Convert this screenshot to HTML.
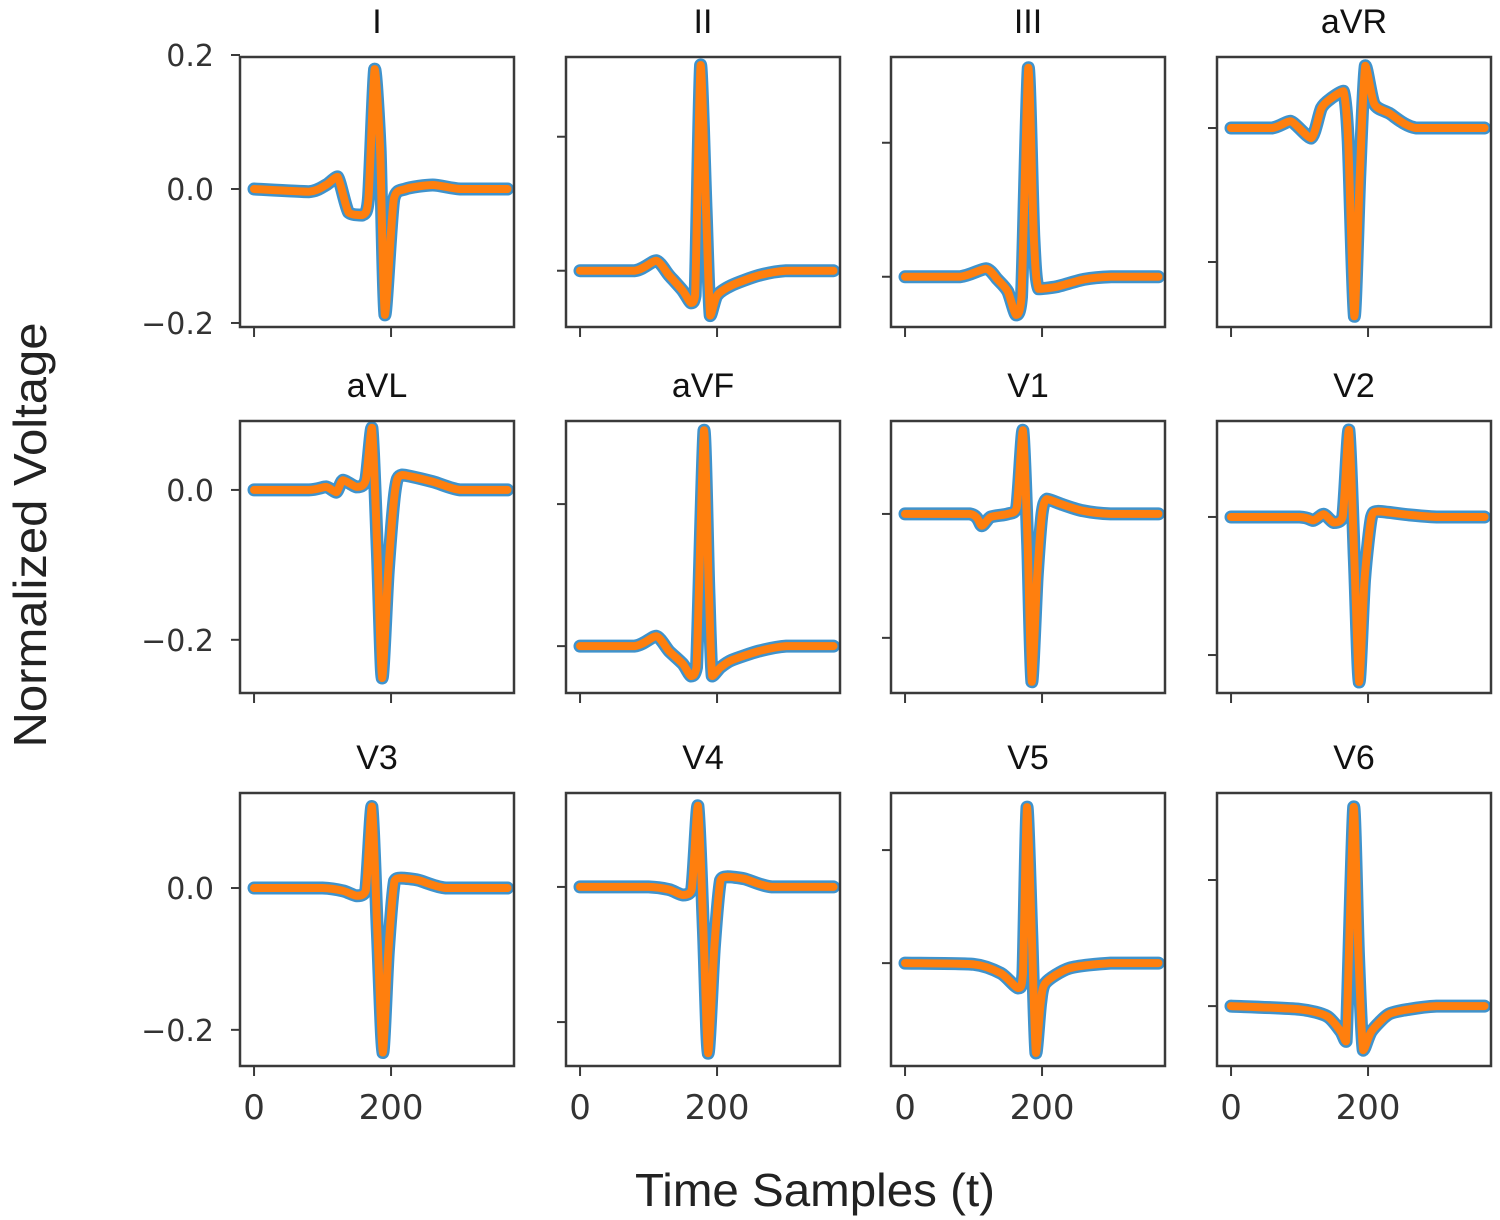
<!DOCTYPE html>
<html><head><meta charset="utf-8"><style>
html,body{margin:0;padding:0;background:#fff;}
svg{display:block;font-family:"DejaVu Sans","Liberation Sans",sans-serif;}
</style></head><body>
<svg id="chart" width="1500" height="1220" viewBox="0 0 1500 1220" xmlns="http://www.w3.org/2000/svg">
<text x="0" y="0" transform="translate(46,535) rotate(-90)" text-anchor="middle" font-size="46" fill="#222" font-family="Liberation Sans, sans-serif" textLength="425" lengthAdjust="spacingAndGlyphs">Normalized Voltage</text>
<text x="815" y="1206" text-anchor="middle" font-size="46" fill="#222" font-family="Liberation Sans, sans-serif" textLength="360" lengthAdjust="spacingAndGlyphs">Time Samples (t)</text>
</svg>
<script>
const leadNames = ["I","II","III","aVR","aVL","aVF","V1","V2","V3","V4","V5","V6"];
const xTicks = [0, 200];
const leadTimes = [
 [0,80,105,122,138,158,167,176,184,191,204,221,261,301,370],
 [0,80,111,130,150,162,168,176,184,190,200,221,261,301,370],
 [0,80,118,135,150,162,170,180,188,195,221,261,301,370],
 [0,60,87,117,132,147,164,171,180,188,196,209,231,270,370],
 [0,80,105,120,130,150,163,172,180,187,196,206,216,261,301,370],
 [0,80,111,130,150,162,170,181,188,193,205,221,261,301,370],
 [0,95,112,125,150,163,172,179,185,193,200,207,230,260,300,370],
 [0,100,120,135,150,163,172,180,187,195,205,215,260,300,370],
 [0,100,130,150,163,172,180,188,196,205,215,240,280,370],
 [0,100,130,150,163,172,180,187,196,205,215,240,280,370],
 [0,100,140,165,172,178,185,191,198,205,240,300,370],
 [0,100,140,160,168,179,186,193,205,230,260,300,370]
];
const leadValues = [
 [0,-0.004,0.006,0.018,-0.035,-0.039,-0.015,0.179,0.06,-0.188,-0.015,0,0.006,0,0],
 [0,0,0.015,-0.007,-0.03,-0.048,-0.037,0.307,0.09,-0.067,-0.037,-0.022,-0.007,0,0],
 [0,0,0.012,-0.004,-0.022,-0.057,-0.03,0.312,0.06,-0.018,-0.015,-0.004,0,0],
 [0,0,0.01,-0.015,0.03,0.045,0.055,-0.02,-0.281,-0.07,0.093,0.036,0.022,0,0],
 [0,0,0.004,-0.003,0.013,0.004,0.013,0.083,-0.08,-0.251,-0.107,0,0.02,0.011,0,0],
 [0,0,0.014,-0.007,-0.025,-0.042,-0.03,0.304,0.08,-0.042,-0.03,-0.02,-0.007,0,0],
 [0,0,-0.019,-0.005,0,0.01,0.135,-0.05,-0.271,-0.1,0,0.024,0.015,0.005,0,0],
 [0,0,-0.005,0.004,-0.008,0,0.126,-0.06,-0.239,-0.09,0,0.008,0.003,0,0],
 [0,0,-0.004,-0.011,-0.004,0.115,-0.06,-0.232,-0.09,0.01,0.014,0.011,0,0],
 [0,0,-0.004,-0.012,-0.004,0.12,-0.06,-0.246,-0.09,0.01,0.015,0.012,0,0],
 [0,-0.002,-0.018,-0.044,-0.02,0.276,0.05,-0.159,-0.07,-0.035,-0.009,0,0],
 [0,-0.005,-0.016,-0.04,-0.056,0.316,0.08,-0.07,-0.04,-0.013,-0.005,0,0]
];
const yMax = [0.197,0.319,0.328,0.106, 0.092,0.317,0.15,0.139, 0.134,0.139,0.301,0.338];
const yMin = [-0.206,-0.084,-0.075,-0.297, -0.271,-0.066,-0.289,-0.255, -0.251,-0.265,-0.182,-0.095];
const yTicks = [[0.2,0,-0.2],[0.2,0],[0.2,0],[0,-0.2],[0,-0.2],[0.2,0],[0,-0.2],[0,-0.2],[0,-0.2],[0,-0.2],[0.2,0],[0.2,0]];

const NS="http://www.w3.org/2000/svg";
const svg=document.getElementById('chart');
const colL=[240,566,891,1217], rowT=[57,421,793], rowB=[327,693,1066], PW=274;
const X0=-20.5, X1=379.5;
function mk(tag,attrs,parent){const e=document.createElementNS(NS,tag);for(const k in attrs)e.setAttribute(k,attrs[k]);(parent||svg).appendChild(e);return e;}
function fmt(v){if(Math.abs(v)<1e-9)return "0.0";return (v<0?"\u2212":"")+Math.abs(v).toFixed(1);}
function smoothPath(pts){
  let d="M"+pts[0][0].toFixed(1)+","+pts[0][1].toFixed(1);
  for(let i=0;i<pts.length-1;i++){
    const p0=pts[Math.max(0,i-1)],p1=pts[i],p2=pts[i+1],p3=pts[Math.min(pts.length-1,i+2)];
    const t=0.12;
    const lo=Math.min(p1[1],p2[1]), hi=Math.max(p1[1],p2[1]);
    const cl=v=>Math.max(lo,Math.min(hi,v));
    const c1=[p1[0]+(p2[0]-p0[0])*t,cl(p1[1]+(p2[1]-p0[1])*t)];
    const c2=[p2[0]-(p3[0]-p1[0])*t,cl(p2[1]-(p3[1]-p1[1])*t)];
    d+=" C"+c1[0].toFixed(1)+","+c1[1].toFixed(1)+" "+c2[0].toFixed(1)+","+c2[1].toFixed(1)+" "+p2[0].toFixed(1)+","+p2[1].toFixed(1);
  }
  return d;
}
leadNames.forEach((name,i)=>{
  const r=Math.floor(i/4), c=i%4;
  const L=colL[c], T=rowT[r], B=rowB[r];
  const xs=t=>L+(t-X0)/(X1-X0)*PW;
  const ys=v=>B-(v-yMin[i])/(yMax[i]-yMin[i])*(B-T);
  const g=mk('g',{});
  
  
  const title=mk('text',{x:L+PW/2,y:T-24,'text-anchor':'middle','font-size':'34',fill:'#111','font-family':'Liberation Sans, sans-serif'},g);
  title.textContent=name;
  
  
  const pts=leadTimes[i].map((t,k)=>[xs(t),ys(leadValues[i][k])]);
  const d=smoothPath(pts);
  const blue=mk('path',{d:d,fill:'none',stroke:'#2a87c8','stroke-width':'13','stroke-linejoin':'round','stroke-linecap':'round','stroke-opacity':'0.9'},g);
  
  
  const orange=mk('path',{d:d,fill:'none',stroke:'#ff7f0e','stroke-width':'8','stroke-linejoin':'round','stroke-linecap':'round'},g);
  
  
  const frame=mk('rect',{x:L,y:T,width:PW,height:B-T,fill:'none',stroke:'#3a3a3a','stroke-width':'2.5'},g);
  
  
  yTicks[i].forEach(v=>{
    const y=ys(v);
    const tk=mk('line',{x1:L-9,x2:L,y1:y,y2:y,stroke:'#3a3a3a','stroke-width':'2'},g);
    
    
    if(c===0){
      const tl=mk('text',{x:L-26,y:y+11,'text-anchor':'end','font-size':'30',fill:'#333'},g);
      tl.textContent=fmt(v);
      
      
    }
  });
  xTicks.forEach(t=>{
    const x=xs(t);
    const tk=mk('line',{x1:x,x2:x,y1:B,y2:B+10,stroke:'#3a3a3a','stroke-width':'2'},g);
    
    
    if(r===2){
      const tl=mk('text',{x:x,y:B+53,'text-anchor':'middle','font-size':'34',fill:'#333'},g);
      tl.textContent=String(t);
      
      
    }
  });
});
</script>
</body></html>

━━━

• _STATED TASK_
Give every line back word for word and leave the pictures out.

• _TASK RESPONSE_
Convert this screenshot to HTML.
<!DOCTYPE html>
<html><head><meta charset="utf-8"><style>
html,body{margin:0;padding:0;background:#fff;}
svg{display:block;font-family:"DejaVu Sans","Liberation Sans",sans-serif;}
</style></head><body>
<svg id="chart" width="1500" height="1220" viewBox="0 0 1500 1220" xmlns="http://www.w3.org/2000/svg">
<text x="0" y="0" transform="translate(46,535) rotate(-90)" text-anchor="middle" font-size="46" fill="#222" font-family="Liberation Sans, sans-serif" textLength="425" lengthAdjust="spacingAndGlyphs">Normalized Voltage</text>
<text x="815" y="1206" text-anchor="middle" font-size="46" fill="#222" font-family="Liberation Sans, sans-serif" textLength="360" lengthAdjust="spacingAndGlyphs">Time Samples (t)</text>
</svg>
<script>
const leadNames = ["I","II","III","aVR","aVL","aVF","V1","V2","V3","V4","V5","V6"];
const xTicks = [0, 200];
const leadTimes = [
 [0,80,105,122,138,158,167,176,184,191,204,221,261,301,370],
 [0,80,111,130,150,162,168,176,184,190,200,221,261,301,370],
 [0,80,118,135,150,162,170,180,188,195,221,261,301,370],
 [0,60,87,117,132,147,164,171,180,188,196,209,231,270,370],
 [0,80,105,120,130,150,163,172,180,187,196,206,216,261,301,370],
 [0,80,111,130,150,162,170,181,188,193,205,221,261,301,370],
 [0,95,112,125,150,163,172,179,185,193,200,207,230,260,300,370],
 [0,100,120,135,150,163,172,180,187,195,205,215,260,300,370],
 [0,100,130,150,163,172,180,188,196,205,215,240,280,370],
 [0,100,130,150,163,172,180,187,196,205,215,240,280,370],
 [0,100,140,165,172,178,185,191,198,205,240,300,370],
 [0,100,140,160,168,179,186,193,205,230,260,300,370]
];
const leadValues = [
 [0,-0.004,0.006,0.018,-0.035,-0.039,-0.015,0.179,0.06,-0.188,-0.015,0,0.006,0,0],
 [0,0,0.015,-0.007,-0.03,-0.048,-0.037,0.307,0.09,-0.067,-0.037,-0.022,-0.007,0,0],
 [0,0,0.012,-0.004,-0.022,-0.057,-0.03,0.312,0.06,-0.018,-0.015,-0.004,0,0],
 [0,0,0.01,-0.015,0.03,0.045,0.055,-0.02,-0.281,-0.07,0.093,0.036,0.022,0,0],
 [0,0,0.004,-0.003,0.013,0.004,0.013,0.083,-0.08,-0.251,-0.107,0,0.02,0.011,0,0],
 [0,0,0.014,-0.007,-0.025,-0.042,-0.03,0.304,0.08,-0.042,-0.03,-0.02,-0.007,0,0],
 [0,0,-0.019,-0.005,0,0.01,0.135,-0.05,-0.271,-0.1,0,0.024,0.015,0.005,0,0],
 [0,0,-0.005,0.004,-0.008,0,0.126,-0.06,-0.239,-0.09,0,0.008,0.003,0,0],
 [0,0,-0.004,-0.011,-0.004,0.115,-0.06,-0.232,-0.09,0.01,0.014,0.011,0,0],
 [0,0,-0.004,-0.012,-0.004,0.12,-0.06,-0.246,-0.09,0.01,0.015,0.012,0,0],
 [0,-0.002,-0.018,-0.044,-0.02,0.276,0.05,-0.159,-0.07,-0.035,-0.009,0,0],
 [0,-0.005,-0.016,-0.04,-0.056,0.316,0.08,-0.07,-0.04,-0.013,-0.005,0,0]
];
const yMax = [0.197,0.319,0.328,0.106, 0.092,0.317,0.15,0.139, 0.134,0.139,0.301,0.338];
const yMin = [-0.206,-0.084,-0.075,-0.297, -0.271,-0.066,-0.289,-0.255, -0.251,-0.265,-0.182,-0.095];
const yTicks = [[0.2,0,-0.2],[0.2,0],[0.2,0],[0,-0.2],[0,-0.2],[0.2,0],[0,-0.2],[0,-0.2],[0,-0.2],[0,-0.2],[0.2,0],[0.2,0]];

const NS="http://www.w3.org/2000/svg";
const svg=document.getElementById('chart');
const colL=[240,566,891,1217], rowT=[57,421,793], rowB=[327,693,1066], PW=274;
const X0=-20.5, X1=379.5;
function mk(tag,attrs,parent){const e=document.createElementNS(NS,tag);for(const k in attrs)e.setAttribute(k,attrs[k]);(parent||svg).appendChild(e);return e;}
function fmt(v){if(Math.abs(v)<1e-9)return "0.0";return (v<0?"\u2212":"")+Math.abs(v).toFixed(1);}
function smoothPath(pts){
  let d="M"+pts[0][0].toFixed(1)+","+pts[0][1].toFixed(1);
  for(let i=0;i<pts.length-1;i++){
    const p0=pts[Math.max(0,i-1)],p1=pts[i],p2=pts[i+1],p3=pts[Math.min(pts.length-1,i+2)];
    const t=0.12;
    const lo=Math.min(p1[1],p2[1]), hi=Math.max(p1[1],p2[1]);
    const cl=v=>Math.max(lo,Math.min(hi,v));
    const c1=[p1[0]+(p2[0]-p0[0])*t,cl(p1[1]+(p2[1]-p0[1])*t)];
    const c2=[p2[0]-(p3[0]-p1[0])*t,cl(p2[1]-(p3[1]-p1[1])*t)];
    d+=" C"+c1[0].toFixed(1)+","+c1[1].toFixed(1)+" "+c2[0].toFixed(1)+","+c2[1].toFixed(1)+" "+p2[0].toFixed(1)+","+p2[1].toFixed(1);
  }
  return d;
}
leadNames.forEach((name,i)=>{
  const r=Math.floor(i/4), c=i%4;
  const L=colL[c], T=rowT[r], B=rowB[r];
  const xs=t=>L+(t-X0)/(X1-X0)*PW;
  const ys=v=>B-(v-yMin[i])/(yMax[i]-yMin[i])*(B-T);
  const g=mk('g',{});
  
  
  const title=mk('text',{x:L+PW/2,y:T-24,'text-anchor':'middle','font-size':'34',fill:'#111','font-family':'Liberation Sans, sans-serif'},g);
  title.textContent=name;
  
  
  const pts=leadTimes[i].map((t,k)=>[xs(t),ys(leadValues[i][k])]);
  const d=smoothPath(pts);
  const blue=mk('path',{d:d,fill:'none',stroke:'#2a87c8','stroke-width':'13','stroke-linejoin':'round','stroke-linecap':'round','stroke-opacity':'0.9'},g);
  
  
  const orange=mk('path',{d:d,fill:'none',stroke:'#ff7f0e','stroke-width':'8','stroke-linejoin':'round','stroke-linecap':'round'},g);
  
  
  const frame=mk('rect',{x:L,y:T,width:PW,height:B-T,fill:'none',stroke:'#3a3a3a','stroke-width':'2.5'},g);
  
  
  yTicks[i].forEach(v=>{
    const y=ys(v);
    const tk=mk('line',{x1:L-9,x2:L,y1:y,y2:y,stroke:'#3a3a3a','stroke-width':'2'},g);
    
    
    if(c===0){
      const tl=mk('text',{x:L-26,y:y+11,'text-anchor':'end','font-size':'30',fill:'#333'},g);
      tl.textContent=fmt(v);
      
      
    }
  });
  xTicks.forEach(t=>{
    const x=xs(t);
    const tk=mk('line',{x1:x,x2:x,y1:B,y2:B+10,stroke:'#3a3a3a','stroke-width':'2'},g);
    
    
    if(r===2){
      const tl=mk('text',{x:x,y:B+53,'text-anchor':'middle','font-size':'34',fill:'#333'},g);
      tl.textContent=String(t);
      
      
    }
  });
});
</script>
</body></html>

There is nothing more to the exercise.